-- start INFORMATION SUPPLIED --
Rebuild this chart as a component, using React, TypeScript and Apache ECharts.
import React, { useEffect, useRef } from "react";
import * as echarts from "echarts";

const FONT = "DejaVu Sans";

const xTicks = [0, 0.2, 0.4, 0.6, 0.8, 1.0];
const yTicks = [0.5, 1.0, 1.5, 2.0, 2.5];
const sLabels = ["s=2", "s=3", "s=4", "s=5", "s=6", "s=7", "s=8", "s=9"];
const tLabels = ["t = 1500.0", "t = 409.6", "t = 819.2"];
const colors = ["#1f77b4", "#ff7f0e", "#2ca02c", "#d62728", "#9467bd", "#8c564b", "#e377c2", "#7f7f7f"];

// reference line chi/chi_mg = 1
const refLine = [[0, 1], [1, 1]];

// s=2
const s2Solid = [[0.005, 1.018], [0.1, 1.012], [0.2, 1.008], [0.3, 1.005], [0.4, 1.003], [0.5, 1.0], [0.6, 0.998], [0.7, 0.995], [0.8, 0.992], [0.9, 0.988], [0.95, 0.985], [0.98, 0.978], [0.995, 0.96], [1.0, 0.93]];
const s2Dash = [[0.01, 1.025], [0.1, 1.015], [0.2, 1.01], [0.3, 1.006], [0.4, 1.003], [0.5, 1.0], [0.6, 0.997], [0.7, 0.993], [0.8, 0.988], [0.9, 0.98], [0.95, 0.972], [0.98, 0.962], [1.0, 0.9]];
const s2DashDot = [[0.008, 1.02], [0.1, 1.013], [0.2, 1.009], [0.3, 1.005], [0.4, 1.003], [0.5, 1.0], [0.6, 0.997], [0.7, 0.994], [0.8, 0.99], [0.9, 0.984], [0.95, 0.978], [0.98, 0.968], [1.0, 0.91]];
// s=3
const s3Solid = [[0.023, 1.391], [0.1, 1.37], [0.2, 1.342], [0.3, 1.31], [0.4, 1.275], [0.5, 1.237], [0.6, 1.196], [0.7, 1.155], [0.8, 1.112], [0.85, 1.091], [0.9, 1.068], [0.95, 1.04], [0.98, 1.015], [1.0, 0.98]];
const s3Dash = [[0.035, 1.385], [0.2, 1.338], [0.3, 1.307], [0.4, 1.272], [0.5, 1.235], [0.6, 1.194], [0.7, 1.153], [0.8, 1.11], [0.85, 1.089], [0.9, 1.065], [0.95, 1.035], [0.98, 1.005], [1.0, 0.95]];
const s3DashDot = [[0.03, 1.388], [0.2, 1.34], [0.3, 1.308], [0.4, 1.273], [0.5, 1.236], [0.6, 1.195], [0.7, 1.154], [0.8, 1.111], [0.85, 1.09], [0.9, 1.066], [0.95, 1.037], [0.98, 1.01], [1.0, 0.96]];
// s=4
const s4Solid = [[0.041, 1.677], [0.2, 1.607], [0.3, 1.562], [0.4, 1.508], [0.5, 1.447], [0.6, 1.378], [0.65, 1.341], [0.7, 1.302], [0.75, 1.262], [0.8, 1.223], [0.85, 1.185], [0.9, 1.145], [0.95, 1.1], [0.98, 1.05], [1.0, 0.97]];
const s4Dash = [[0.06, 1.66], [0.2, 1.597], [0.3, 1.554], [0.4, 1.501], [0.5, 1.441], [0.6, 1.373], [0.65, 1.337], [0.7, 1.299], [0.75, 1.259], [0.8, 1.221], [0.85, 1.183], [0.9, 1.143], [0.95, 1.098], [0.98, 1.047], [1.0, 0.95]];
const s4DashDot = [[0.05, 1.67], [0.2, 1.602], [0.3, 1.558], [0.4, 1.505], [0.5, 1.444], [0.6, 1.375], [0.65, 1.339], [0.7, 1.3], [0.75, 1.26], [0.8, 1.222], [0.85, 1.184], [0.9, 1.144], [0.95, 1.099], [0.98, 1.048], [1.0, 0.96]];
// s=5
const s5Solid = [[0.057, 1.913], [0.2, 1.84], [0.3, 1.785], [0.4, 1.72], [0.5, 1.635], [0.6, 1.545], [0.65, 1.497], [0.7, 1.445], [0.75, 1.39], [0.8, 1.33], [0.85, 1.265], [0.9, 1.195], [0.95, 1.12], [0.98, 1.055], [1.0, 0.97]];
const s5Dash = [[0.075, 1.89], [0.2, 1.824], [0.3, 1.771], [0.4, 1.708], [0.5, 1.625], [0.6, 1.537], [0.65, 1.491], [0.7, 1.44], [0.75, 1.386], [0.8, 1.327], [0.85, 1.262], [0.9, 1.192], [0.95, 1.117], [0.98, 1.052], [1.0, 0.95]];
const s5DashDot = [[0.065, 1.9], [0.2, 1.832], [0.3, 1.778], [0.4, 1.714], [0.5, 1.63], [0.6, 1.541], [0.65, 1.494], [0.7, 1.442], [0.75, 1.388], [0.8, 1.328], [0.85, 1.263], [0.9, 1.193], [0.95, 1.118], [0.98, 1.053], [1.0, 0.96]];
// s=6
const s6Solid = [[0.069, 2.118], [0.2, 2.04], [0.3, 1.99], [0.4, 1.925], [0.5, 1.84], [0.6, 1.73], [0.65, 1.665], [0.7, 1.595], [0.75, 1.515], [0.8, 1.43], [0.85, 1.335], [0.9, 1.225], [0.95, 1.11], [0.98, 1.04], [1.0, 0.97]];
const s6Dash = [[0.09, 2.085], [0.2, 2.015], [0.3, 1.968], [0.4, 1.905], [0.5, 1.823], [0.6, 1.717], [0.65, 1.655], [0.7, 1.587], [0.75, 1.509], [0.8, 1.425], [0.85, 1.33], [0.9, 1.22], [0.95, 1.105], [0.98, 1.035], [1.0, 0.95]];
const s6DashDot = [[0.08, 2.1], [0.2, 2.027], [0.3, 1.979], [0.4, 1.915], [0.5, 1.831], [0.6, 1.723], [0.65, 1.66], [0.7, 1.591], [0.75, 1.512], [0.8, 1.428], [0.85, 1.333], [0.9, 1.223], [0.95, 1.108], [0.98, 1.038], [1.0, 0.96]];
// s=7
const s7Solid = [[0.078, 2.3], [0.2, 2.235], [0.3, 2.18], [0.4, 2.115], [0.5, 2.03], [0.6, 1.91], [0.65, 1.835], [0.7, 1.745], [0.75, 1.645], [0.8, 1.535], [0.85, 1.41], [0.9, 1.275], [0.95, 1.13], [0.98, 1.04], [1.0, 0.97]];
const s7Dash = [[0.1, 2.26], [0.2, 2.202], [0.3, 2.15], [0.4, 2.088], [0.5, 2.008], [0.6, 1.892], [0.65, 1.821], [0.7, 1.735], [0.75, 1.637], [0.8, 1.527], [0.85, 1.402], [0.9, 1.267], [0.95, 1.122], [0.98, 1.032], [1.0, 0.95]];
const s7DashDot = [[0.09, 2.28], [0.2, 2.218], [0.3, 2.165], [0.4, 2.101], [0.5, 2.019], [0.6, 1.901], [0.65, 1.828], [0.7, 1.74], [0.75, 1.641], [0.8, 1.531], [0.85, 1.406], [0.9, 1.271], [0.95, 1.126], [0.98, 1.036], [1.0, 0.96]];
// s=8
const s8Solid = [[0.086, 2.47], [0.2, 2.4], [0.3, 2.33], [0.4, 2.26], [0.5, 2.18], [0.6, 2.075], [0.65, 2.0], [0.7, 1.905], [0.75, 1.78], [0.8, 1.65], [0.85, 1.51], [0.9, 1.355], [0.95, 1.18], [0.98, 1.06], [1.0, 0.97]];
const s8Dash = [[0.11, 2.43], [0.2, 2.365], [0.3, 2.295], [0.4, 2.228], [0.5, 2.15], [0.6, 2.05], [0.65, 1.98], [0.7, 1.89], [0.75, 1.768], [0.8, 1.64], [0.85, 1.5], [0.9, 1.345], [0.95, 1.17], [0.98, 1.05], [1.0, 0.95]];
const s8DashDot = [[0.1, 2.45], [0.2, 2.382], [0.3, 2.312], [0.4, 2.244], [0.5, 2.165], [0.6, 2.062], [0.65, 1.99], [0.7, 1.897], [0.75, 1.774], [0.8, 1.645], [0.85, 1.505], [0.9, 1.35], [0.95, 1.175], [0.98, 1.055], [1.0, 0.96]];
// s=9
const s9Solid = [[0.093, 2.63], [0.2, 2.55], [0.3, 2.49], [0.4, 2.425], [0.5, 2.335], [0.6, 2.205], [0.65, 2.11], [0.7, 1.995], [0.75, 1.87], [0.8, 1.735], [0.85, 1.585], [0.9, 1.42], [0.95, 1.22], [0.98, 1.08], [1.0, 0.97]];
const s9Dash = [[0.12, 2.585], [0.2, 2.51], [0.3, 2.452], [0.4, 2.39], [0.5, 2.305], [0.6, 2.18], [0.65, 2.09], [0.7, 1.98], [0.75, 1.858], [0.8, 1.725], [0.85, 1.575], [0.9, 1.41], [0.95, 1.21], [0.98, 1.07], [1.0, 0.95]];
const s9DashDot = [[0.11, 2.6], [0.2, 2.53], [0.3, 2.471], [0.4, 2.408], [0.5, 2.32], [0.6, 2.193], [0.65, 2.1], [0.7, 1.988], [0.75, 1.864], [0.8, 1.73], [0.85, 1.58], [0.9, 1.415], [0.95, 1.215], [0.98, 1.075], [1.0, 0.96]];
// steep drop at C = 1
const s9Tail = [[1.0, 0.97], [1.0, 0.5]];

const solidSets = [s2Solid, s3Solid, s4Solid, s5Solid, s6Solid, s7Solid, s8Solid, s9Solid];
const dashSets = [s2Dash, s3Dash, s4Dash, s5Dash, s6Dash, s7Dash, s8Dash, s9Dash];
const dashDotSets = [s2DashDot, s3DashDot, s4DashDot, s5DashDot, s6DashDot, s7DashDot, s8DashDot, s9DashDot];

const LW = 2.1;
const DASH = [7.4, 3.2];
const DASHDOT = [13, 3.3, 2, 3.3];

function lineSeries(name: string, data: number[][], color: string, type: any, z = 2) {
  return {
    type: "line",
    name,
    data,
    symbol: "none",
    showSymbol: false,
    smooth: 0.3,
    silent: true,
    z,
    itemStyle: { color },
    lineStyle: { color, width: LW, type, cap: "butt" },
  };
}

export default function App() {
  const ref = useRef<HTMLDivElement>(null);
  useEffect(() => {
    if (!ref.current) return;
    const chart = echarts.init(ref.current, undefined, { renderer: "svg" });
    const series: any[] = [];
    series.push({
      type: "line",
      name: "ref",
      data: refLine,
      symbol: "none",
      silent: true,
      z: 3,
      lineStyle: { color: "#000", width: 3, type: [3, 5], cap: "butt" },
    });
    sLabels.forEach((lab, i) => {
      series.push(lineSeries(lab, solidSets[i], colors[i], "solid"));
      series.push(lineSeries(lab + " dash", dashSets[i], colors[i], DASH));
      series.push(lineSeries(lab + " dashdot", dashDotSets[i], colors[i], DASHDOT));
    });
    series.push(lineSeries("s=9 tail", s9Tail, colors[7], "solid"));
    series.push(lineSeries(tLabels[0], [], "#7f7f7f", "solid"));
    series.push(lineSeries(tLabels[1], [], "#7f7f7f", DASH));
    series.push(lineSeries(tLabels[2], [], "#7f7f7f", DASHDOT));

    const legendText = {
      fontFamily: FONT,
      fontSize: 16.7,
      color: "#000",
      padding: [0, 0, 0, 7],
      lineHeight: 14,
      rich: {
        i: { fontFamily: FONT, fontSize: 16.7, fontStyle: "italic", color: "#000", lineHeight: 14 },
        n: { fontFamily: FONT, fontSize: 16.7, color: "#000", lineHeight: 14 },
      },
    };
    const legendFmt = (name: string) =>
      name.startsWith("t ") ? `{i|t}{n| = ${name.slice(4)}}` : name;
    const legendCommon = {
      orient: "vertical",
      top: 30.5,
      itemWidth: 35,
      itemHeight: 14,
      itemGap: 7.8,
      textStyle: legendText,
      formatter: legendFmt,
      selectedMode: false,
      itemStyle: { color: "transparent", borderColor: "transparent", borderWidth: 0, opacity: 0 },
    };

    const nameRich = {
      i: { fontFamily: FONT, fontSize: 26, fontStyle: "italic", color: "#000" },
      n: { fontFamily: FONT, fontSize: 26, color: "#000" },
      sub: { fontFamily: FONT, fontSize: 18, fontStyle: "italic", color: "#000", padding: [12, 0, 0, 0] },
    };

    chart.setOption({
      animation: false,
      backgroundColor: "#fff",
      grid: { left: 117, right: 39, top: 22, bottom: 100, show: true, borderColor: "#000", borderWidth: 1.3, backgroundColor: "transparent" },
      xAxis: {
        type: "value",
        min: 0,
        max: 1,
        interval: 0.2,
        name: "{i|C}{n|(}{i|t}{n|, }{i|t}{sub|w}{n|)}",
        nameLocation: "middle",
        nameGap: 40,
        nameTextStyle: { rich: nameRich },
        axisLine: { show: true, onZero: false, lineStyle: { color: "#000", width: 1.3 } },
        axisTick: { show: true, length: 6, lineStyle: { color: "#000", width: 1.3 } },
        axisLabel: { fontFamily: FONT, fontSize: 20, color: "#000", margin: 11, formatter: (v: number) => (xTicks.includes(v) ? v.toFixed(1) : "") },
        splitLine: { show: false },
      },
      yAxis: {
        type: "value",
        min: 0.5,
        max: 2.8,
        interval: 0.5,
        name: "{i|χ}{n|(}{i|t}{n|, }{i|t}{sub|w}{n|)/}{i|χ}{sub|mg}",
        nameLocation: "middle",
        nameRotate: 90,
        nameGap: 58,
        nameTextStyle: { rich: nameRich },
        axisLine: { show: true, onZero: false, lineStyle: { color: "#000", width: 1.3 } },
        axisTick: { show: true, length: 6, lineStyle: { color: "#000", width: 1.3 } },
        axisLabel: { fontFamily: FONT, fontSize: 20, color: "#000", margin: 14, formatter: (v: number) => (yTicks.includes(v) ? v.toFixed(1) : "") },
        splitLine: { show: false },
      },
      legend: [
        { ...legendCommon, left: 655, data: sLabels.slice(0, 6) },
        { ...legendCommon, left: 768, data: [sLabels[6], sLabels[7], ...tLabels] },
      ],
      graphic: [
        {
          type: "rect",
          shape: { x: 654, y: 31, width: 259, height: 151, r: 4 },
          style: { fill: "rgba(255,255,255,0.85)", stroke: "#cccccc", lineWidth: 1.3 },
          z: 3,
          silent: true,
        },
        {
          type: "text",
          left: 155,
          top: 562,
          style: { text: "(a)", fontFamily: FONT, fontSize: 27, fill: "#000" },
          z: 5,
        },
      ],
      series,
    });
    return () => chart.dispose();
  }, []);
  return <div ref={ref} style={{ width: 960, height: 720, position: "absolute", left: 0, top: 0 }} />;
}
-- end INFORMATION SUPPLIED --
Every line in the data above that contains "React" needs to be copied.

Rebuild this chart as a component, using React, TypeScript and Apache ECharts.
import React, { useEffect, useRef } from "react";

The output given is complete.